------ PROVIDED DATA

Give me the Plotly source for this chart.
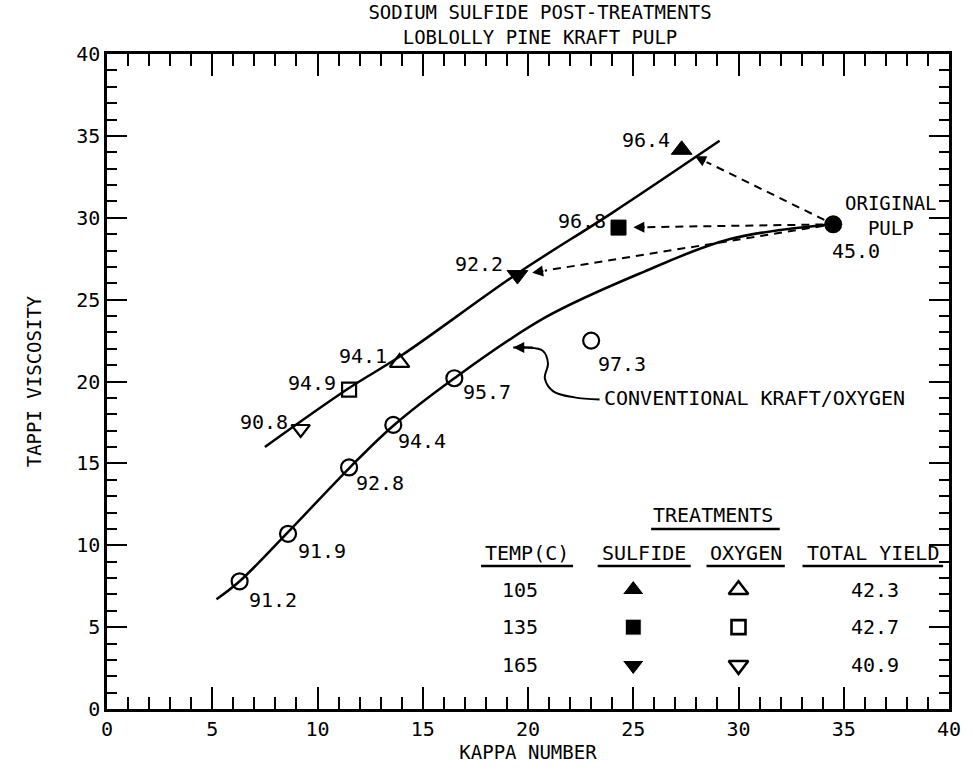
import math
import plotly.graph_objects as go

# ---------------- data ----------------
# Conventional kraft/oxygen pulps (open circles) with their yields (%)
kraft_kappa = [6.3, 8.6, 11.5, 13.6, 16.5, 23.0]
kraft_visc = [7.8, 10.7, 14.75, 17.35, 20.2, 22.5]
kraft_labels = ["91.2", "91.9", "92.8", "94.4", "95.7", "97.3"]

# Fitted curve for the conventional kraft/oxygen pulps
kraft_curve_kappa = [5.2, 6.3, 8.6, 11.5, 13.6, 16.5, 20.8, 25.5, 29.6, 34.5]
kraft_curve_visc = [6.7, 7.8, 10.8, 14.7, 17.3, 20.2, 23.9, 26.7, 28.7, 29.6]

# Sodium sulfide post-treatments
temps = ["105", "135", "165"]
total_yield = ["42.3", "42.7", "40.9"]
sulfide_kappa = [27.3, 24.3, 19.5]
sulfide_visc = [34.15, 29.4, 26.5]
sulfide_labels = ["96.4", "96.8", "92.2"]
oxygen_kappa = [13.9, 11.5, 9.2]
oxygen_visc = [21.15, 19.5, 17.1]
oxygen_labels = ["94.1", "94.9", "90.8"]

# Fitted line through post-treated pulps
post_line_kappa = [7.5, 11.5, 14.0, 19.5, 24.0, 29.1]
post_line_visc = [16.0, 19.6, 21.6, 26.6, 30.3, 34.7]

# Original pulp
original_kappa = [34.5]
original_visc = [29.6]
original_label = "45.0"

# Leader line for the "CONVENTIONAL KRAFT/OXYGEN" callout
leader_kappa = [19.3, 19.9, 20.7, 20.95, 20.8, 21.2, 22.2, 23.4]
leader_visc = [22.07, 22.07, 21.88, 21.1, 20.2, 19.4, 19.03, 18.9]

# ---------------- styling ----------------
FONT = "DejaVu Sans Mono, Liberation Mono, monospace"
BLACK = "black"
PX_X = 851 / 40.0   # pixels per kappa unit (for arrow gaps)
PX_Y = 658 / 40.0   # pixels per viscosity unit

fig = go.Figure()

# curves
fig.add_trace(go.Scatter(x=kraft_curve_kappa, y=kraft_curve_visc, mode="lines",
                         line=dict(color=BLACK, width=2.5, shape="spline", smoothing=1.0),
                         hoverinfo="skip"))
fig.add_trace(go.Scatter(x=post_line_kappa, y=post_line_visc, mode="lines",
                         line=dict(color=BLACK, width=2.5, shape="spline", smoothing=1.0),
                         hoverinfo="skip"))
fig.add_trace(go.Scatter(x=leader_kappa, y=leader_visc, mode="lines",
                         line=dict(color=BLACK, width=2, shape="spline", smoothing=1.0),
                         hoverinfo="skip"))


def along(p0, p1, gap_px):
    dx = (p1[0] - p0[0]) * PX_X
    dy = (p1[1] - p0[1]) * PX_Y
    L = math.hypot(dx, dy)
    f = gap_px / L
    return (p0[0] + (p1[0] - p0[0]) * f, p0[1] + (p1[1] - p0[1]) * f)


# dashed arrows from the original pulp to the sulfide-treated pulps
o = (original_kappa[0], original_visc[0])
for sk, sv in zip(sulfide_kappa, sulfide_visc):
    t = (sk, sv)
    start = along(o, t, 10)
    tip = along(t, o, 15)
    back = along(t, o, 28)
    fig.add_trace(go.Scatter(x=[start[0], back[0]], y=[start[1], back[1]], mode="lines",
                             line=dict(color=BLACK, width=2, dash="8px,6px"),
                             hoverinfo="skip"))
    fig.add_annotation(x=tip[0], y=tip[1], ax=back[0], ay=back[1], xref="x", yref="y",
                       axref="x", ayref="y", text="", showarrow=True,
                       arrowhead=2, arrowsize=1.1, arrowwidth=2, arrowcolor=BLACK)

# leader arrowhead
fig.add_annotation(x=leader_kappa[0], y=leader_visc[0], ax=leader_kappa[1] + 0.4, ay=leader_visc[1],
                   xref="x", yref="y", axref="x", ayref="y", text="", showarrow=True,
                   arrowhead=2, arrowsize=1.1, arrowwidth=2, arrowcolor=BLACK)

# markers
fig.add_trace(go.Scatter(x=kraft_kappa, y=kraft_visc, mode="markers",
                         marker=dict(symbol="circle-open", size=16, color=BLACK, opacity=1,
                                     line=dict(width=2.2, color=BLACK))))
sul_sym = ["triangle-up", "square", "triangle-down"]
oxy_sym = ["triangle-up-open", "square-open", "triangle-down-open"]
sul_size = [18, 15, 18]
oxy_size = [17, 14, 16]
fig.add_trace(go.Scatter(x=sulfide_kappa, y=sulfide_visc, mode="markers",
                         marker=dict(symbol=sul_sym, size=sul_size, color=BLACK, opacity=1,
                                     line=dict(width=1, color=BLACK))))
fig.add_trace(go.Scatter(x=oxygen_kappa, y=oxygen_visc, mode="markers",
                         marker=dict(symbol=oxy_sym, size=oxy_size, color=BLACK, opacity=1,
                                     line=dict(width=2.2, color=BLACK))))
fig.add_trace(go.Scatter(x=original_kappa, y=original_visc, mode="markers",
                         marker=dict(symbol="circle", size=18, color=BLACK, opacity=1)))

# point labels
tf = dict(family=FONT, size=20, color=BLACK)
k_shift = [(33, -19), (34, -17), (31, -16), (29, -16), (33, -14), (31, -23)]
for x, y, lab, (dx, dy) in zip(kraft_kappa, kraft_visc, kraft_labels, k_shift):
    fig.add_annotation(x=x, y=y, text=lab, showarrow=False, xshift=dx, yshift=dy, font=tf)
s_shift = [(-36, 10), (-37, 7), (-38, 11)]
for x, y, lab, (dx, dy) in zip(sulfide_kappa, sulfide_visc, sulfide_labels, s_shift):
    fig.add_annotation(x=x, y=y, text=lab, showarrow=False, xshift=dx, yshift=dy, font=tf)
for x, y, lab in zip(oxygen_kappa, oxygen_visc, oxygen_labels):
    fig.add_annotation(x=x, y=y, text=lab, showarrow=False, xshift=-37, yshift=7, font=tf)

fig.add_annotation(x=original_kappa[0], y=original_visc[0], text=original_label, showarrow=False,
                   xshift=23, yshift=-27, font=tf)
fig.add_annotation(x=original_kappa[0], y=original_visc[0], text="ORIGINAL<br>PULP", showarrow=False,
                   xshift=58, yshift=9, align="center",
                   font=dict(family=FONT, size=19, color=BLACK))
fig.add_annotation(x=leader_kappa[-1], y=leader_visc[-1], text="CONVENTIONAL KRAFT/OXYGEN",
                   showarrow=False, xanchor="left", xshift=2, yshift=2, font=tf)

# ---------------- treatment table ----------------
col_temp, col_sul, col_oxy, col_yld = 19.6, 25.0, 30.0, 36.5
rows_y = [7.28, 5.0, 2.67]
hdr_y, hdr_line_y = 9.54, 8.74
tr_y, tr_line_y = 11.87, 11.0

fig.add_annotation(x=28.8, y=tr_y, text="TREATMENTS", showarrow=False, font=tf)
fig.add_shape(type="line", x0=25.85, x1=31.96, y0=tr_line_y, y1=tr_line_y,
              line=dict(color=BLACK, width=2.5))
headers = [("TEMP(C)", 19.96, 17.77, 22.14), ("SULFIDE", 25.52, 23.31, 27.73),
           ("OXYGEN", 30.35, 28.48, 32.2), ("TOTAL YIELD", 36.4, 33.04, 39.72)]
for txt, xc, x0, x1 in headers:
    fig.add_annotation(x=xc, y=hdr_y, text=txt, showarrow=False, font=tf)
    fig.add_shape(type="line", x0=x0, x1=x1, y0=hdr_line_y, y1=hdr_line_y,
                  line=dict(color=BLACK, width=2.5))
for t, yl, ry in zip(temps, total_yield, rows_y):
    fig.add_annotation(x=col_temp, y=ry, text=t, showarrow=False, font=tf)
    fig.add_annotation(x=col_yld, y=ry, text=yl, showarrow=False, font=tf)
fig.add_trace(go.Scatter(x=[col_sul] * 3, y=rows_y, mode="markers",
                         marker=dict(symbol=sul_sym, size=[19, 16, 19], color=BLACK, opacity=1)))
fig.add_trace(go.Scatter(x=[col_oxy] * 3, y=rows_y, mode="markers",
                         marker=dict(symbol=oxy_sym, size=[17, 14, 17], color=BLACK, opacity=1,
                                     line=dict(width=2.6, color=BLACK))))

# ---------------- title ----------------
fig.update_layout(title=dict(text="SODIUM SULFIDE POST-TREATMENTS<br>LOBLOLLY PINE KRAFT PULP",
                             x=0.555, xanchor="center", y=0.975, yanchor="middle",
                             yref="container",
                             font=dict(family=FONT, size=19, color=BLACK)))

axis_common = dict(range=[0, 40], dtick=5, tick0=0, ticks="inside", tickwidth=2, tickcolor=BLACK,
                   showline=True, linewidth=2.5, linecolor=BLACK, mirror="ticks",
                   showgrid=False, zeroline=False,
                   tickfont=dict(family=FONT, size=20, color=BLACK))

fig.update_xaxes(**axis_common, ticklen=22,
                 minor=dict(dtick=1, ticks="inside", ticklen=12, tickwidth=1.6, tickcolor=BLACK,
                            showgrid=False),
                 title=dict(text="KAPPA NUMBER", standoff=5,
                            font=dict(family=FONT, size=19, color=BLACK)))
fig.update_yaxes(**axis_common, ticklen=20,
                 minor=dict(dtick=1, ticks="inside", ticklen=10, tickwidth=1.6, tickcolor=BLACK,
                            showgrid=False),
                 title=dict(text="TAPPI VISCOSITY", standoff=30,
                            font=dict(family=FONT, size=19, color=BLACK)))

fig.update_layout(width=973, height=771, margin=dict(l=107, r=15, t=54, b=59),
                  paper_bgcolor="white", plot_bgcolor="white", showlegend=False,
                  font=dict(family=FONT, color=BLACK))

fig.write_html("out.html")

------------
------ PROVIDED DATA

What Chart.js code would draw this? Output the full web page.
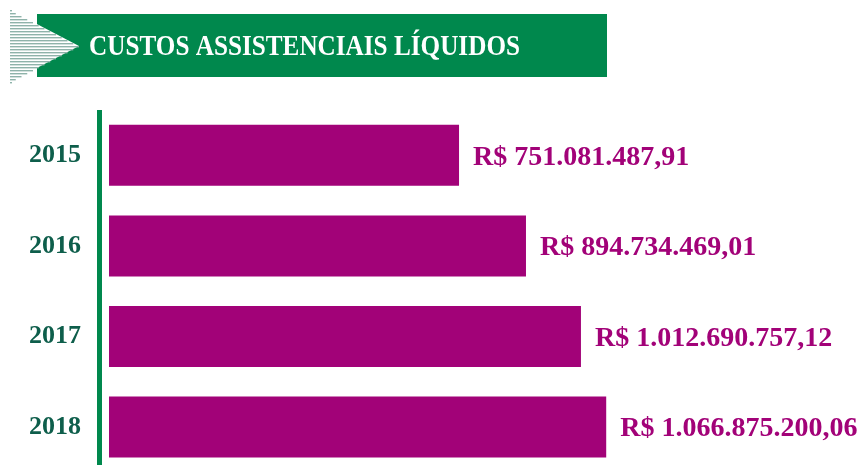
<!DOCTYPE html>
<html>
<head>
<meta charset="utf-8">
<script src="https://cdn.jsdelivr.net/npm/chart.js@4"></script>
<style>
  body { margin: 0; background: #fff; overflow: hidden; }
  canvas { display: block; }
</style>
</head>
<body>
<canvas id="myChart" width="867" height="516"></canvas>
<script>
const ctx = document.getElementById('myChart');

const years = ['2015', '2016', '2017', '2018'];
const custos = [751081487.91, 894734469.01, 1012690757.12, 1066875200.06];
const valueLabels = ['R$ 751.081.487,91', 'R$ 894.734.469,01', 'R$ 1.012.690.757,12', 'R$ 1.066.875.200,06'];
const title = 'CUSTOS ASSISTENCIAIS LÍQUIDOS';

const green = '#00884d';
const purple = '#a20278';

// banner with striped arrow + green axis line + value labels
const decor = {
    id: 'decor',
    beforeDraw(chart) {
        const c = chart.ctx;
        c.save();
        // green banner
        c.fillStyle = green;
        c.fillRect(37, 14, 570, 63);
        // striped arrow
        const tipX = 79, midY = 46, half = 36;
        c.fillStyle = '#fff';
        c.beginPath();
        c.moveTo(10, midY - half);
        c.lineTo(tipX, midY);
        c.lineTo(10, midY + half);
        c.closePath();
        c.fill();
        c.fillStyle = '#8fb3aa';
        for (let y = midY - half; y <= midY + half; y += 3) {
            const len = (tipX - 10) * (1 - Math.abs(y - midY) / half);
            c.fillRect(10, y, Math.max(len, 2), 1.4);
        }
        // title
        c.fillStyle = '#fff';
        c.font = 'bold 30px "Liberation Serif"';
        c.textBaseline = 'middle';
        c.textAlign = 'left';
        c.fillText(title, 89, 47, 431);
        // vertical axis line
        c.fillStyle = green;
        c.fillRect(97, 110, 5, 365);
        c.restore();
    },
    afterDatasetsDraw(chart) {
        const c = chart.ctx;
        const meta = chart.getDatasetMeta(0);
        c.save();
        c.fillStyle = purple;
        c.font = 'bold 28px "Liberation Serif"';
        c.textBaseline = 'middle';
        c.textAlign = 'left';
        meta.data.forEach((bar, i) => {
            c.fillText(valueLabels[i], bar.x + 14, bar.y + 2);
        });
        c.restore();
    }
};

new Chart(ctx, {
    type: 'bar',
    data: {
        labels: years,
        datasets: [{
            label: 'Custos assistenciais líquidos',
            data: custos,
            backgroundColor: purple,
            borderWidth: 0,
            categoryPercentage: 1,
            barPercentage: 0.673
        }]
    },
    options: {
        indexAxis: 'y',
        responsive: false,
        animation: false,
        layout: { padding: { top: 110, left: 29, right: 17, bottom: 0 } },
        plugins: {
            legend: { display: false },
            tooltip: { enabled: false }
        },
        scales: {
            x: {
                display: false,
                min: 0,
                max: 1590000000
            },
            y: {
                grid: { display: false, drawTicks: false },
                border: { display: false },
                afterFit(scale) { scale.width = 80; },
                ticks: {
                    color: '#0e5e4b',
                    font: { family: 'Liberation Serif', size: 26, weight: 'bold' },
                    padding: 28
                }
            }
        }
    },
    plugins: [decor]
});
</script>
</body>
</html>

------------
------ PROVIDED DATA

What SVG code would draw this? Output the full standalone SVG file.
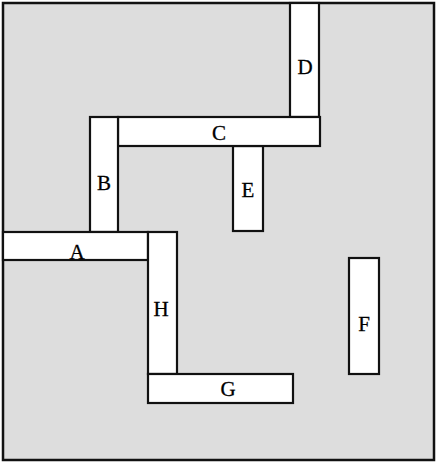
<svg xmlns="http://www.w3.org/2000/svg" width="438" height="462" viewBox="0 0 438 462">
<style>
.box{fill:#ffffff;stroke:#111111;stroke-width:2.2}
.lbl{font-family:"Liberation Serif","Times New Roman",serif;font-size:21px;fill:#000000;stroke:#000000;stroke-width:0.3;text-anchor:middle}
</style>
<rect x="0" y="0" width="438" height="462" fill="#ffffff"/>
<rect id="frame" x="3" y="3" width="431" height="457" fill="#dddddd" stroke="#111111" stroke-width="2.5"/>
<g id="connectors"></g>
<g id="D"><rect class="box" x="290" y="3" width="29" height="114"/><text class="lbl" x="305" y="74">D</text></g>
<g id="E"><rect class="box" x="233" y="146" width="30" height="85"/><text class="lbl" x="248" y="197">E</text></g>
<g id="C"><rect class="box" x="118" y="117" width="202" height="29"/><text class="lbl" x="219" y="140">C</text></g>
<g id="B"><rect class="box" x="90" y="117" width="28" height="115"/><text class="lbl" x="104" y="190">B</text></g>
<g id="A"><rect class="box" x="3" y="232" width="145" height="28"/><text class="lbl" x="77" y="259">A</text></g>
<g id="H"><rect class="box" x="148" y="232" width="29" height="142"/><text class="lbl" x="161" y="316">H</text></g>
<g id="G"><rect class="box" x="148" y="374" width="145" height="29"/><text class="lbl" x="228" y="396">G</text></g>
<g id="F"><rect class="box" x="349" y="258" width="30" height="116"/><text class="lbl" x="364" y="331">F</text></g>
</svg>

------------

> **GOAL OF THE EXERCISE**
Start at the line containing "Give me the Plotly source for this chart." and stop at the line containing "19.4, 19.03, 18.9]"; transcribe those lines exactly, skipping pictures.

> **TASK OUTPUT**
Give me the Plotly source for this chart.
import math
import plotly.graph_objects as go

# ---------------- data ----------------
# Conventional kraft/oxygen pulps (open circles) with their yields (%)
kraft_kappa = [6.3, 8.6, 11.5, 13.6, 16.5, 23.0]
kraft_visc = [7.8, 10.7, 14.75, 17.35, 20.2, 22.5]
kraft_labels = ["91.2", "91.9", "92.8", "94.4", "95.7", "97.3"]

# Fitted curve for the conventional kraft/oxygen pulps
kraft_curve_kappa = [5.2, 6.3, 8.6, 11.5, 13.6, 16.5, 20.8, 25.5, 29.6, 34.5]
kraft_curve_visc = [6.7, 7.8, 10.8, 14.7, 17.3, 20.2, 23.9, 26.7, 28.7, 29.6]

# Sodium sulfide post-treatments
temps = ["105", "135", "165"]
total_yield = ["42.3", "42.7", "40.9"]
sulfide_kappa = [27.3, 24.3, 19.5]
sulfide_visc = [34.15, 29.4, 26.5]
sulfide_labels = ["96.4", "96.8", "92.2"]
oxygen_kappa = [13.9, 11.5, 9.2]
oxygen_visc = [21.15, 19.5, 17.1]
oxygen_labels = ["94.1", "94.9", "90.8"]

# Fitted line through post-treated pulps
post_line_kappa = [7.5, 11.5, 14.0, 19.5, 24.0, 29.1]
post_line_visc = [16.0, 19.6, 21.6, 26.6, 30.3, 34.7]

# Original pulp
original_kappa = [34.5]
original_visc = [29.6]
original_label = "45.0"

# Leader line for the "CONVENTIONAL KRAFT/OXYGEN" callout
leader_kappa = [19.3, 19.9, 20.7, 20.95, 20.8, 21.2, 22.2, 23.4]
leader_visc = [22.07, 22.07, 21.88, 21.1, 20.2, 19.4, 19.03, 18.9]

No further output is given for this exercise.